British Prime Minister Boris Johnson is likely to feel as if he has been "hit by several buses" and will need time to recover from Covid-19, an expert has suggested.
Becoming ill enough to warrant a stay in intensive care leaves a patient "weak and exhausted" for a "significant" period of time, according to a consultant virologist.
Dr Chris Smith, from the University of Cambridge, who is also presenter of the Naked Scientists podcast, opined that when Mr Johnson is fit enough to be discharged from hospital, it is likely he will do so with instructions to take it easy for several weeks.
The comments came as Mr Johnson's father, Stanley, said his son "almost took one for the team" and will need a period of rest before he can "pick up the reins" at Number 10.
The prime minister has returned to a ward at St Thomas' Hospital in London after spending three nights in intensive care being treated for symptoms of the coronavirus.
Mr Johnson was again said to be in "very good spirits" after being discharged from the ICU, Downing Street has said.
In the latest medical update, a No 10 spokesman said: "The prime minister has been able to do short walks, between periods of rest, as part of the care he is receiving to aid his recovery."
Dr Smith said that Mr Johnson is likely to be feeling "like he's been hit by several buses".
"Being severely unwell and sufficiently ill to warrant ITU admission really takes it out of you and leaves people weak and exhausted for a significant period of time afterwards," he said.
However, as the PM is not elderly, was in good health, and had not needed to be put on a ventilator "he is likely to be able to bounce back more quickly", Dr Smith said.
He added: "It'll still be a few weeks before he's feeling like his old self though."
Doctors and nurses will be aiming to get Mr Johnson home as soon as possible, Dr Smith said.
"To make this decision they'll monitor respiratory function and, if he's stable and continuing to improve and not oxygen-dependent, including at night, then he'll go home with instructions to take it easy for - at least - several weeks to recover," he suggested.
Dr Smith added that it takes at least a week to recover for every day that someone has been in intensive care, and advice to patients includes staying active, eating and drinking well, and building up strength gradually.
I cannot believe you can walk away from this and get straight back to Downing Street and pick up the reins without a period of readjustment" - Stanley Johnson
In an interview on Friday, Mr Johnson's father said the whole family is "amazingly grateful" for the efforts of the NHS and for the huge outpouring of support for his son.
He told BBC Radio 4's Today programme that his son's illness had underlined the seriousness of the pandemic.
"To use that American expression, he almost took one for the team.
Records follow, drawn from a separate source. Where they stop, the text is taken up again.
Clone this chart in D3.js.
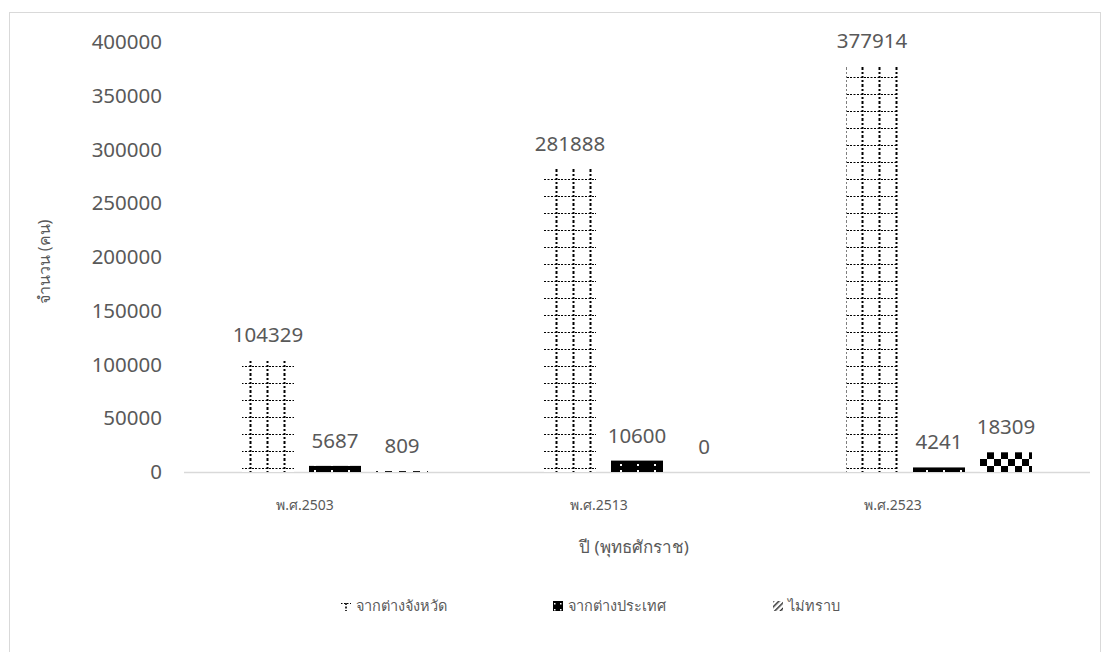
<!DOCTYPE html>
<html><head><meta charset="utf-8">
<script src="https://cdn.jsdelivr.net/npm/d3@7"></script>
<style>
html,body{margin:0;padding:0;background:#fff;}
text{font-family:"Noto Sans","DejaVu Sans",sans-serif;}
</style></head>
<body>
<svg id="chart" width="1107" height="652"></svg>
<script>
const categories = ["พ.ศ.2503", "พ.ศ.2513", "พ.ศ.2523"];
const seriesNames = ["จากต่างจังหวัด", "จากต่างประเทศ", "ไม่ทราบ"];
const fromProvinces = [104329, 281888, 377914];
const fromAbroad = [5687, 10600, 4241];
const unknown = [809, 0, 18309];
const yTicks = [0, 50000, 100000, 150000, 200000, 250000, 300000, 350000, 400000];
const yTitle = "จำนวน (คน)";
const xTitle = "ปี (พุทธศักราช)";

const seriesValues = [fromProvinces, fromAbroad, unknown];
const svg = d3.select("#chart");
const textColor = "#595959";

// patterns
const defs = svg.append("defs");
const p1 = defs.append("pattern").attr("id","pGrid").attr("patternUnits","userSpaceOnUse")
  .attr("width",17).attr("height",17).attr("x",0).attr("y",0);
p1.append("rect").attr("width",17).attr("height",17).attr("fill","#fff");
p1.append("line").attr("x1",12.5).attr("x2",12.5).attr("y1",0).attr("y2",17)
  .attr("stroke","#000").attr("stroke-width",2).attr("stroke-dasharray","2,2");
p1.append("line").attr("x1",0).attr("x2",17).attr("y1",9.5).attr("y2",9.5)
  .attr("stroke","#000").attr("stroke-width",1).attr("stroke-dasharray","2,1.5");

const pl = defs.append("pattern").attr("id","pGridLegend").attr("patternUnits","userSpaceOnUse")
  .attr("width",10).attr("height",10).attr("x",0).attr("y",-5);
pl.append("rect").attr("width",10).attr("height",10).attr("fill","#fff");
pl.append("line").attr("x1",5).attr("x2",5).attr("y1",2).attr("y2",10)
  .attr("stroke","#000").attr("stroke-width",1.6).attr("stroke-dasharray","2,1.5");
pl.append("line").attr("x1",0).attr("x2",10).attr("y1",2.5).attr("y2",2.5)
  .attr("stroke","#000").attr("stroke-width",1).attr("stroke-dasharray","1.5,1.5");

const p2 = defs.append("pattern").attr("id","pDots").attr("patternUnits","userSpaceOnUse")
  .attr("width",17).attr("height",6).attr("x",0).attr("y",0);
p2.append("rect").attr("width",17).attr("height",6).attr("fill","#000");
p2.append("rect").attr("x",8).attr("y",2).attr("width",2).attr("height",2).attr("fill","#fff");

const p2l = defs.append("pattern").attr("id","pDotsLegend").attr("patternUnits","userSpaceOnUse")
  .attr("width",6).attr("height",6).attr("x",0).attr("y",-5);
p2l.append("rect").attr("width",6).attr("height",6).attr("fill","#000");
p2l.append("rect").attr("x",1).attr("y",2).attr("width",1.5).attr("height",1.5).attr("fill","#fff");

const p3 = defs.append("pattern").attr("id","pCheck").attr("patternUnits","userSpaceOnUse")
  .attr("width",14).attr("height",14).attr("x",0).attr("y",11);
p3.append("rect").attr("width",14).attr("height",14).attr("fill","#fff");
p3.append("rect").attr("width",7).attr("height",7).attr("fill","#000");
p3.append("rect").attr("x",7).attr("y",7).attr("width",7).attr("height",7).attr("fill","#000");

const p4 = defs.append("pattern").attr("id","pHatch").attr("patternUnits","userSpaceOnUse")
  .attr("width",4).attr("height",4).attr("patternTransform","rotate(45)");
p4.append("rect").attr("width",4).attr("height",4).attr("fill","#fff");
p4.append("rect").attr("width",1.5).attr("height",4).attr("fill","#333");

const fills = ["url(#pGrid)","url(#pDots)","url(#pCheck)"];
const legendFills = ["url(#pGridLegend)","url(#pDotsLegend)","url(#pHatch)"];

// frame
svg.append("rect").attr("x",9.5).attr("y",12.5).attr("width",1091).attr("height",660)
  .attr("fill","none").attr("stroke","#d9d9d9").attr("stroke-width",1);

const y = d3.scaleLinear().domain([0,400000]).range([472,42]);
const x = d3.scaleBand().domain(categories).range([184,1090]);
const xLabel = d3.scaleBand().domain(categories).range([158,1040]);
const xs = d3.scaleBand().domain(d3.range(3)).range([58,244]).paddingInner(0.224);

// y axis labels
svg.append("g").selectAll("text").data(yTicks).join("text")
  .attr("x",162).attr("y",d=>y(d)).attr("dy","0.35em").attr("text-anchor","end")
  .attr("font-size",20.5).attr("fill",textColor).text(d=>d);

// baseline
svg.append("line").attr("x1",184).attr("x2",1090).attr("y1",y(0)+0.5).attr("y2",y(0)+0.5)
  .attr("stroke","#d9d9d9").attr("stroke-width",1.5);

// bars
const rows = [];
categories.forEach((c,i)=>seriesValues.forEach((s,j)=>rows.push({c, j, v:s[i]})));
svg.append("g").selectAll("rect").data(rows).join("rect")
  .attr("x",d=>x(d.c)+xs(d.j)).attr("width",xs.bandwidth())
  .attr("y",d=>y(d.v)).attr("height",d=>y(0)-y(d.v))
  .attr("fill",d=>fills[d.j]);

// data labels
svg.append("g").selectAll("text").data(rows).join("text")
  .attr("x",d=>x(d.c)+xs(d.j)+xs.bandwidth()/2).attr("y",d=>y(d.v)-18)
  .attr("text-anchor","middle").attr("font-size",20.5).attr("fill",textColor)
  .text(d=>d.v);

// category labels
svg.append("g").selectAll("text").data(categories).join("text")
  .attr("x",d=>xLabel(d)+xLabel.bandwidth()/2).attr("y",505).attr("dy","0.35em")
  .attr("text-anchor","middle").attr("font-size",14).attr("fill",textColor).text(d=>d);

// axis titles
svg.append("text").attr("x",634).attr("y",547).attr("dy","0.35em").attr("text-anchor","middle")
  .attr("font-size",17).attr("fill",textColor).text(xTitle);
svg.append("text").attr("transform","translate(44,262) rotate(-90)").attr("dy","0.35em")
  .attr("text-anchor","middle").attr("font-size",16).attr("fill",textColor).text(yTitle);

// legend
const legendX = [341, 553, 773];
const lg = svg.append("g").selectAll("g").data(seriesNames).join("g")
  .attr("transform",(d,i)=>`translate(${legendX[i]},606)`);
lg.append("rect").attr("x",0).attr("y",-5).attr("width",10).attr("height",10)
  .attr("fill",(d,i)=>legendFills[i]);
lg.append("text").attr("x",15).attr("y",0).attr("dy","0.35em").attr("font-size",14.5)
  .attr("fill",textColor).text(d=>d);
</script>
</body></html>
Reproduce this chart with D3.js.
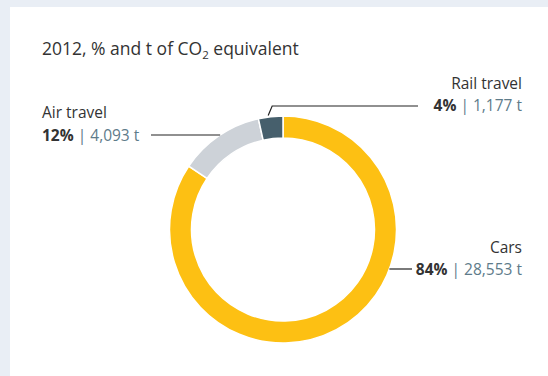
<!DOCTYPE html>
<html>
<head>
<meta charset="utf-8">
<script src="https://cdn.jsdelivr.net/npm/d3@7"></script>
<style>
  html, body { margin: 0; padding: 0; background: #e9eef5; }
  svg { display: block; font-family: "Open Sans", "Noto Sans", sans-serif; }
</style>
</head>
<body>
<svg id="chart" width="548" height="376"></svg>
<script>
// Greenhouse gas emissions from business travel, 2012
const categories = ["Cars", "Air travel", "Rail travel"];
const percents = [84, 12, 4];
const tonnes = [28553, 4093, 1177];
const colors = ["#fdc013", "#cdd2d8", "#465f6c"];

const svg = d3.select("#chart");
const W = 548, H = 376;

// white card
svg.append("rect").attr("x", 10).attr("y", 7).attr("width", W - 10).attr("height", H - 7).attr("fill", "#ffffff");

// title
const title = svg.append("text").attr("x", 42).attr("y", 55)
  .attr("font-size", 17.5).attr("fill", "#333");
title.append("tspan").text("2012, % and t of CO");
title.append("tspan").attr("font-size", 11.5).attr("dy", 3.5).text("2");
title.append("tspan").attr("dy", -3.5).text(" equivalent");

const cx = 283, cy = 229.5, rOuter = 113.5, rInner = 91.5;
const data = categories.map((c, i) => ({ name: c, pct: percents[i], t: tonnes[i], color: colors[i] }));

const pie = d3.pie().sort(null).value(d => d.t);
const arcs = pie(data);
const arc = d3.arc().innerRadius(rInner).outerRadius(rOuter);

const g = svg.append("g").attr("transform", `translate(${cx},${cy})`);
g.selectAll("path").data(arcs).join("path")
  .attr("d", arc)
  .attr("fill", d => d.data.color)
  .attr("stroke", "#fff").attr("stroke-width", 1.5);

const fmt = d3.format(",");

// x on the outer circle at height y, on the side of the slice
function edgePoint(angle, y) {
  const dy = y - cy;
  const dx = Math.sqrt(rOuter * rOuter - dy * dy);
  return Math.sin(angle) < 0 ? cx - dx : cx + dx;
}

const labelSpec = [
  { idx: 0, anchor: "end", x: 522, y1: 253, y2: 275, lineY: 269, lineEnd: 412 },
  { idx: 1, anchor: "start", x: 42, y1: 118, y2: 141, lineY: 135, lineEnd: 151 },
  { idx: 2, anchor: "end", x: 522, y1: 89, y2: 111, lineY: 106, lineEnd: 418 }
];

labelSpec.forEach(s => {
  const a = arcs[s.idx];
  const d = a.data;
  let pts;
  if (s.idx === 2) {
    const ang = (a.startAngle + a.endAngle) / 2 - 0.02;
    const px = cx + Math.sin(ang) * (rOuter + 1.5), py = cy - Math.cos(ang) * (rOuter + 1.5);
    pts = [[px, py], [px + 4, s.lineY], [s.lineEnd, s.lineY]];
  } else {
    const ang = (a.startAngle + a.endAngle) / 2;
    const ex = edgePoint(ang, s.lineY);
    pts = [[ex, s.lineY], [s.lineEnd, s.lineY]];
  }
  svg.append("path").attr("d", d3.line()(pts))
    .attr("fill", "none").attr("stroke", "#222").attr("stroke-width", 1.2);

  svg.append("text").attr("x", s.x).attr("y", s.y1).attr("text-anchor", s.anchor)
    .attr("font-size", 15.5).attr("fill", "#333").text(d.name);
  const t = svg.append("text").attr("x", s.x).attr("y", s.y2).attr("text-anchor", s.anchor)
    .attr("font-size", 15.5);
  t.append("tspan").attr("font-weight", "bold").attr("fill", "#333").text(d.pct + "%");
  t.append("tspan").attr("fill", "#5e7b8a").text(" | " + fmt(d.t) + " t");
});
</script>
</body>
</html>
We have got to make sure we play the game properly now," Mr Johnson Senior said.
"This is pretty straightforward now," he went on.
"He must rest up. As I understand it, he has moved from the ICU into a recovery unit, but I don't think you can say this is out of the woods now.
"He has to take time. I cannot believe you can walk away from this and get straight back to Downing Street and pick up the reins without a period of readjustment."
Stanley Johnson tells @bbcnickrobinson he feels "relief" his son Boris Johnson has been moved out of intensive care and is "thankful for the extraordinary work of the National Health Service". #R4Today https://t.co/Adp8Kr4nbr pic.twitter.com/KGycpYUrSq— BBC Radio 4 Today (@BBCr4today) April 10, 2020
Mr Johnson Snr's comments are likely to be taken as a further indication that Foreign Secretary Dominic Raab will continue to deputise for the PM in the coming days.
Ministers have been at pains to stress that the business of government will continue while Mr Johnson is treated and recovers from his illness.
Professor Duncan Young, an ICU consultant, said staff will be monitoring the PM's need for oxygen, and assessing when he is able to go home.
He said: "My guess is he is now on a normal oxygen face mask. That's the point when it is likely someone is discharged from ICU.
"As his need for additional oxygen goes down, the hospital staff will dial down the level of oxygen, and it will get to the point where he can breathe ordinary air. Staff will have to decide at that point whether it is safe for him to go home."
As well as being able to breathe without added oxygen, doctors and nurses will be looking to see if Mr Johnson is able to do things for himself, such as walk and eat.
Prof Young said it is "almost impossible to know" how long it will take for Mr Johnson to resume his normal activities.
The PM was admitted to hospital last Sunday evening for tests due to suffering continuing symptoms of Covid-19, having tested positive for the virus 10 days earlier.